Stefan Th. Gries Colloquium

Stanford Linguistics is pleased to announce the following colloquium:

Stefan Th. Gries
University of California, Santa Barbara

Data-driven approaches in corpus linguistics: The role of granularity for register variation, temporal stages, and temporal change

Friday, January 15, 3:30 pm, Margaret Jacks 126

Reception immediately afterwards in the department lounge.

Thanks Arto!

Abstract

Corpus linguistics is inherently a distributional discipline: corpora contain nothing but things to count: frequencies of occurrence (of morphemes, words, lemmas, n-grams, utterances, texts, etc.), frequencies of co-occurrence (of words, words and patterns, patterns and patterns, etc.), and distributions of elements (of elements within and across files/texts/registers).
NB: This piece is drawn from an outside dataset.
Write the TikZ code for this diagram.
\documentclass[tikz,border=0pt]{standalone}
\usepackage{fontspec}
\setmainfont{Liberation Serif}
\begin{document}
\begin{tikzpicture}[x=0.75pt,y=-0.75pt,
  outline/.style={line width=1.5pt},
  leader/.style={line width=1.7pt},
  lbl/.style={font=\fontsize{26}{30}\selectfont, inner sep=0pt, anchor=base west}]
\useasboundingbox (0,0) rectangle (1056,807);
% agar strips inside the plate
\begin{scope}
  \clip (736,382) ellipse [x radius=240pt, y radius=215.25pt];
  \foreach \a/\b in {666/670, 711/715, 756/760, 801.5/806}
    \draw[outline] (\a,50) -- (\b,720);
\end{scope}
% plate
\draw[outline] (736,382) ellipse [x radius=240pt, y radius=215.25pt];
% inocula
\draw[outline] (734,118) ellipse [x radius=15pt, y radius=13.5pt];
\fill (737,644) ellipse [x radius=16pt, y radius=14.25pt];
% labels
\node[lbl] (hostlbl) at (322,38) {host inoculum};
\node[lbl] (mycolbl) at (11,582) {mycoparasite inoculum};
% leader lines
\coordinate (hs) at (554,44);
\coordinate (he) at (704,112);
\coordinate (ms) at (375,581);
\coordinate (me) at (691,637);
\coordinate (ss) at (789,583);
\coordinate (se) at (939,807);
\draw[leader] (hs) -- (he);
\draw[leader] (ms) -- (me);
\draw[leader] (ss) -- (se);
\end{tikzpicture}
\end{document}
Thus, any subject studied corpus-linguistically must be operationalized in terms of counts and dispersions.

However, a decision in favor of a particular operationalization requires potentially treacherous decisions regarding the desired/required level of granularity. In many contemporary corpus-linguistic studies, such decisions are made arbitrarily and top-down/a priori. In this talk, I will argue in favor of (i) a more wide-spread use of different kinds of bottom-up approaches and (ii) more frequent and more thorough exploration as well as combination of different levels of granularity in corpus linguistic studies. To exemplify these arguments, I will use studies of register variation as well as diachronic change.